Professor Yvonne Carter led academic primary care in east London through a renaissance before leading the new Warwick Medical School to independence.
Her reputation as a clinical academic was founded on combining a basic love of doctoring, especially general practice in underprivileged areas, with a rigorous approach to medical research and an ethos of nurturing professionalism in medical education.
To this she added a real interest in university life and, seeing the medical school as an important connection between a university and its local community, she strived to optimise the link.
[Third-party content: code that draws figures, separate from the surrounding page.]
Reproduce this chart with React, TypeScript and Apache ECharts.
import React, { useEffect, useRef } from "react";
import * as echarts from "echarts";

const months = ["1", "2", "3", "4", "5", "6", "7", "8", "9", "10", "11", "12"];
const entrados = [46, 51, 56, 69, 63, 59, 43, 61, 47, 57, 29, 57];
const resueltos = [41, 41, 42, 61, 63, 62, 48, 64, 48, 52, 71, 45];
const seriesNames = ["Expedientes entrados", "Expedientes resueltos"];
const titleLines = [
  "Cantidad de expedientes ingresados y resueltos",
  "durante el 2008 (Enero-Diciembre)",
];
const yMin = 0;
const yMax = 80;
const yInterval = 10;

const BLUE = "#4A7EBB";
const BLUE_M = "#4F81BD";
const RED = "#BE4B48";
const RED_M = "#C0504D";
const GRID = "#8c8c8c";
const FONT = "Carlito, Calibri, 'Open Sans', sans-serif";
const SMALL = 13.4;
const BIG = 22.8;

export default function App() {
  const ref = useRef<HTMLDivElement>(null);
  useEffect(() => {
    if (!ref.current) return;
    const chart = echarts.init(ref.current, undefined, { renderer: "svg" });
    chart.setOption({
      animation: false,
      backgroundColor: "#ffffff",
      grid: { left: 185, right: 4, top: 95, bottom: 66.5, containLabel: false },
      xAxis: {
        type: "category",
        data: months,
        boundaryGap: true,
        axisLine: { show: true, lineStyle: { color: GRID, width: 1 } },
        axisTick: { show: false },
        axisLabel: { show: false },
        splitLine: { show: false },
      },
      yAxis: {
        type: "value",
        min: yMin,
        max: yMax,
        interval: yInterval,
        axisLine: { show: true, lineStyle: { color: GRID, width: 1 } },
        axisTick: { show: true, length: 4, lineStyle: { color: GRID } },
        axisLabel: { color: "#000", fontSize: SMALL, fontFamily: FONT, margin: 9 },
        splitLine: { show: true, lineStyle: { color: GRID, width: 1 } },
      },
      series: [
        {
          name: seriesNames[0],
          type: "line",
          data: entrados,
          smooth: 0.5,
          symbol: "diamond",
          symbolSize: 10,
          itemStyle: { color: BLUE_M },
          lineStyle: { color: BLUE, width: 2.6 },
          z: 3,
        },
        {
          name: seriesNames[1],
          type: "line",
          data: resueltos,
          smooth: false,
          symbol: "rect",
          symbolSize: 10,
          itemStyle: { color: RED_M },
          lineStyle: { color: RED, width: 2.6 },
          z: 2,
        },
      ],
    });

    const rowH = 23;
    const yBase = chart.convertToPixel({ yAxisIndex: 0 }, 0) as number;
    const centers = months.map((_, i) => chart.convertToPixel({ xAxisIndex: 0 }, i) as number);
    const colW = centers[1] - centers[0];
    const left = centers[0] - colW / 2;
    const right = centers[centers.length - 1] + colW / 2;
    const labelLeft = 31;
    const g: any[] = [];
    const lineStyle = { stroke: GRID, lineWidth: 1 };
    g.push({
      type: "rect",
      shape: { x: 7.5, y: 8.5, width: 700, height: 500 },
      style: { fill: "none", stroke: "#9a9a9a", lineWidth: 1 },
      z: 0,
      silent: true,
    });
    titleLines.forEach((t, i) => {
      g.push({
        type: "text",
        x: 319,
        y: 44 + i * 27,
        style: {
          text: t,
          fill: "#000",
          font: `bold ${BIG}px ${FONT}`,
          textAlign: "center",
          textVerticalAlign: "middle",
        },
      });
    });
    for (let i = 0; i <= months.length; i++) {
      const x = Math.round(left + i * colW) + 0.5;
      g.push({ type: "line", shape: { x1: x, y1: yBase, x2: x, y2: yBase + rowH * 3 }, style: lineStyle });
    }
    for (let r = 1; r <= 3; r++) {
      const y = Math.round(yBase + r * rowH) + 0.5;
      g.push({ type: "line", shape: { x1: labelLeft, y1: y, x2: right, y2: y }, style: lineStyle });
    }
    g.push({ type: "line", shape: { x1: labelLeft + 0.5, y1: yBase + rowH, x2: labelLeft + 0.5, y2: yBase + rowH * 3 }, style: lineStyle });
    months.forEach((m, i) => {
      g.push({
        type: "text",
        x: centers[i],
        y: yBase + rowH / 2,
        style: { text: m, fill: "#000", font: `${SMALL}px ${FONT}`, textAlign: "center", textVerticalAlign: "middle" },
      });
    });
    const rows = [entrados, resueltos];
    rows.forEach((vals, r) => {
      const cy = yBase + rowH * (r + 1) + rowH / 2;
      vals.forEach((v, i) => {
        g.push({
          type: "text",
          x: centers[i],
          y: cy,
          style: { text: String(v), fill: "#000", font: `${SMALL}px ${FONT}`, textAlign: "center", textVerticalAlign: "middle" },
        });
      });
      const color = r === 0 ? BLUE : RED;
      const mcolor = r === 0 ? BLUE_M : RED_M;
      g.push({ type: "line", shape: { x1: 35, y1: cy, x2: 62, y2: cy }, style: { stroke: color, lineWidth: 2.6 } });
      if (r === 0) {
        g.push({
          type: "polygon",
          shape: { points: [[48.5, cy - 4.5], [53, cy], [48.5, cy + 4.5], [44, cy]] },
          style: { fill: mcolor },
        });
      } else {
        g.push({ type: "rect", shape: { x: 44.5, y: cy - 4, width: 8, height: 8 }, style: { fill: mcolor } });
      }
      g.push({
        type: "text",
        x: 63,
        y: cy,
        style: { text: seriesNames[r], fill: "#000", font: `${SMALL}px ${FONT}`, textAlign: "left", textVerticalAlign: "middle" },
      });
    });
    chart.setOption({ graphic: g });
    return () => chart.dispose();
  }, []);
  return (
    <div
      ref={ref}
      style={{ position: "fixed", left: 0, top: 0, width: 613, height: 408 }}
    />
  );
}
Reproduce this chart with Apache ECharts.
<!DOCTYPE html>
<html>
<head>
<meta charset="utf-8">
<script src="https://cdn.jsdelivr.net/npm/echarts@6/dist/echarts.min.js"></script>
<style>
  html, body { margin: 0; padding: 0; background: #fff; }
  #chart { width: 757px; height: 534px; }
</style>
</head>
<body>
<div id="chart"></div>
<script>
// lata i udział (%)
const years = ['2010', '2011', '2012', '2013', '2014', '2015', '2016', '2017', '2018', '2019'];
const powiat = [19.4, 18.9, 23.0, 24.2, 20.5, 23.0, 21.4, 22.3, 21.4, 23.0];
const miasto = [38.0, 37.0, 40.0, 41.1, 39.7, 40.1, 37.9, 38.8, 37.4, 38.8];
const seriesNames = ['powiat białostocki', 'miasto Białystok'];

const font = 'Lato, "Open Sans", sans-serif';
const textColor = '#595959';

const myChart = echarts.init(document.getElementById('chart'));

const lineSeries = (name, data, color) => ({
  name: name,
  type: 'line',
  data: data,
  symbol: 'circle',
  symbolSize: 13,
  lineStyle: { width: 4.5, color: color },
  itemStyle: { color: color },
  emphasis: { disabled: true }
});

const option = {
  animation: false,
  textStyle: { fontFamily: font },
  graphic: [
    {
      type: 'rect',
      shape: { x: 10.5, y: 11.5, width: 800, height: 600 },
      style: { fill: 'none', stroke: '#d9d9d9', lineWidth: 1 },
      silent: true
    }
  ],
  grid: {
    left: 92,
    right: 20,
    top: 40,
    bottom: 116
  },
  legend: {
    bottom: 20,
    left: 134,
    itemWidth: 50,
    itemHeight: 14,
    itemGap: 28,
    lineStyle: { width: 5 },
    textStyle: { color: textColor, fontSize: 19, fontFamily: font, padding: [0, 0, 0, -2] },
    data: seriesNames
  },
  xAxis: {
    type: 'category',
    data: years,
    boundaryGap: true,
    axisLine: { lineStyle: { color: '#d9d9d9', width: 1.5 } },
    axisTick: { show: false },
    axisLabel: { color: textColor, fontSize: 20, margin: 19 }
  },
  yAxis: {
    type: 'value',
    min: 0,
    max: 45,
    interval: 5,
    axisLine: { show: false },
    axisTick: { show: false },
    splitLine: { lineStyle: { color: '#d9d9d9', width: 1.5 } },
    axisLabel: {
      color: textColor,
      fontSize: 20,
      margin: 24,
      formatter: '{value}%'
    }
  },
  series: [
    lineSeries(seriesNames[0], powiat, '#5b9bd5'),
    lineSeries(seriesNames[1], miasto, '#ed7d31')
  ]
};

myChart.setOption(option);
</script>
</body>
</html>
Professor Carter's own interest in GP research was fostered by Professor Brian McGuinness, then senior partner at the Runcorn practice in Cheshire where she trained. Professor McGuinness was influential in demonstrating to her the possibility of combining general practice with an academic career. She took this to heart and was to become one of the leading lights of research practice and innovation at the RCGP, where she fostered the research practice accreditation scheme, publishing extensively all the while.
The career pathway led Yvonne from Liverpool to Keele on a research training fellowship in 1990, and then to Birmingham in 1992 as a senior clinical lecturer, a post which she left in 1996 to become the youngest professor of general practice and primary care in the UK at Barts and the London, Queen Mary's School of Medicine and Dentistry.
A working GP for over 20 years, and a fellow since 1994, Professor Carter continued her roles at the RCGP. She was a member of the RCGP Council from 1994-2004.
Professor Carter was appointed as dean of Warwick Medical School in October 2004. She retired in July due to her failing health and died on 20 October.